One factor that cannot be discounted in the present state of Ghana’s economy is the rise in gold prices on the international market; however, as the country celebrates the “golden moment”, it is cautioned not to celebrate blindly.
Amid the gains, there is a call on Ghana to resist the temptation of overconfidence as global prices soar.
The Executive Director of the Africa Centre for Energy Policy (ACEP), Benjamin Boakye, cautions that history should tell the country that the rally cannot be trusted to last, and hence there is the need for Ghana to enjoy the gains with eyes wide open.
In his article titled “When Policy Credibility Is Tested: Gold, the Cedi, and the Cost of Short-Term Wins,” cited by The High Street Journal, Ben Boakye reminds policymakers that commodity booms have a dangerous habit of creating false comfort.

He narrates that as prices rise, revenues look good, and governments often act as if the good times will last forever.

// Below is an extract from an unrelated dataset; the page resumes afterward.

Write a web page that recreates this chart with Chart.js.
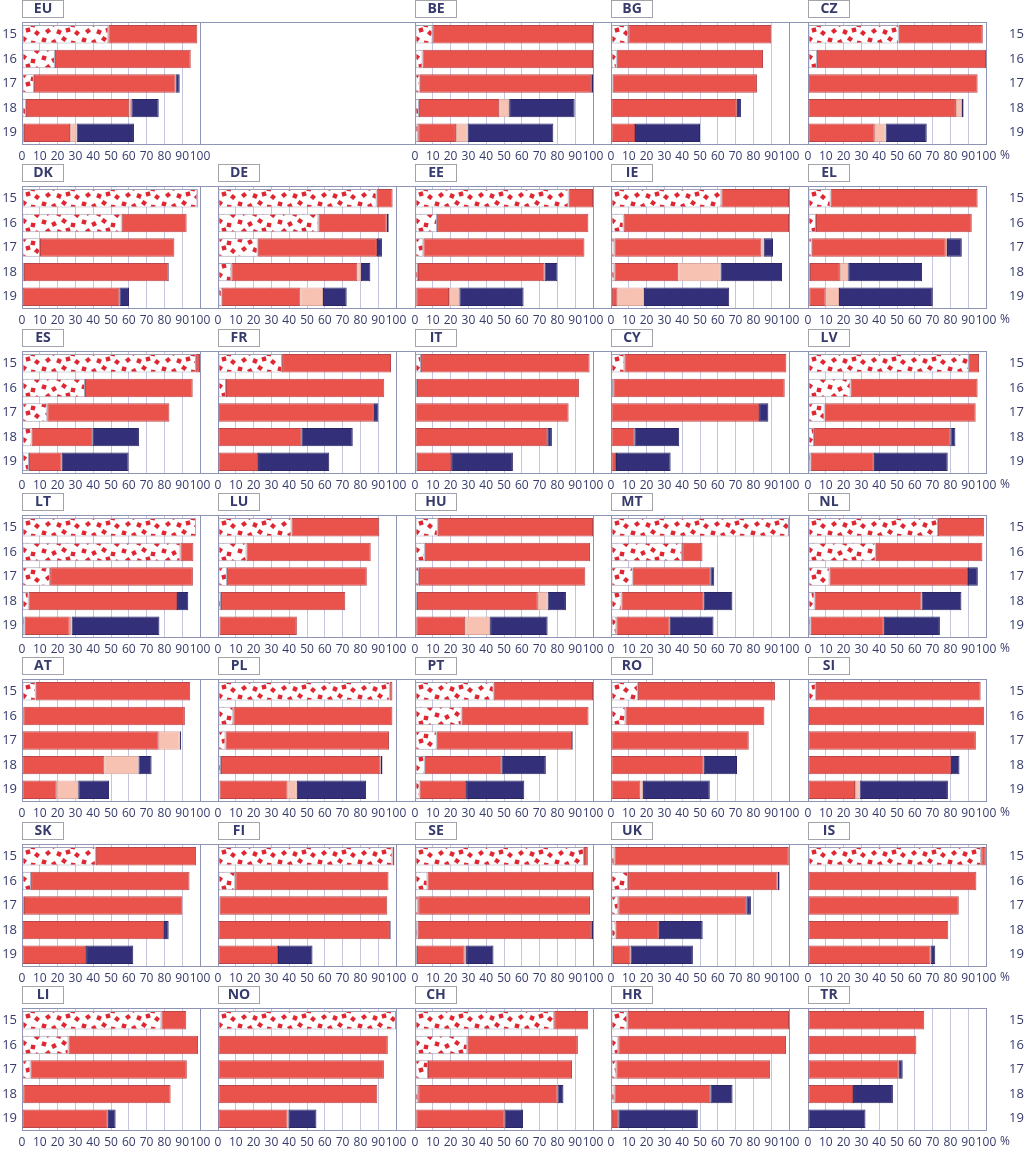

History, however, tells a different story.
He adds that the history is not very far from the country, as Ghana has been here before.
The Executive Director of ACEP recounts that barely a decade ago, the country was caught flat-footed when global commodity prices turned against it. Between 2014 and 2015, both oil and gold, two of Ghana’s most important exports, suffered sharp declines. Oil revenues fell drastically, with the country losing about one billion dollars in expected income in 2014 alone.
At the same time, gold prices tumbled to around 1,200 dollars an ounce, down from a high of about 1,900 dollars in 2011. The impact, he says, was phenomenal.

The government’s project revenues at the time were severely hit, coming under severe strain. The ripple effect was seen in the cedi’s and everyday life became harder for ordinary Ghanaians.
Today, gold prices are strong, production is increasing, and optimism is returning. For many, this feels like a long-awaited relief. But Boakye’s argument is that this is exactly when discipline matters most. Over-reliance on this rally will mean an economy digging its own grave.
He suggests that it is very crucial for the government not to treat temporary windfalls as guaranteed income. Rather than rejoicing, Boakye believes Ghana should be asking harder questions. How is the extra gold revenue being used? Is it supporting long-term development, or financing short-term political wins? Are savings being built for the inevitable downturn, or is the country once again living as if the boom will never end?
“It is in the interest of the government to tread carefully during commodity boom cycles. Ghana has lived through the consequences of policy complacency before, and the NDC should know better,” he cautioned.

He recounted that, “During the 2014 to 2015 downturn, when both oil and gold prices performed poorly, the country suffered severe fiscal stress. In 2014 alone, revenue shortfalls from oil were about one billion dollars. In the same year gold price declined to about $1200 from the 2011 peak of $1900. Today, the cycle has reversed. Gold prices are strong, and production is rising. That reversal, however, demands caution rather than confidence.”
He fears that if Ghana appears complacent now, it risks derailing the gains when conditions tighten.
The strong gold prices, he admits, are an opportunity, but only if managed with humility and restraint. Ben Boakye warns that overconfidence in commodity booms has cost the country in times past, and hence, “once bitten, twice shy” should be the country’s watchword now.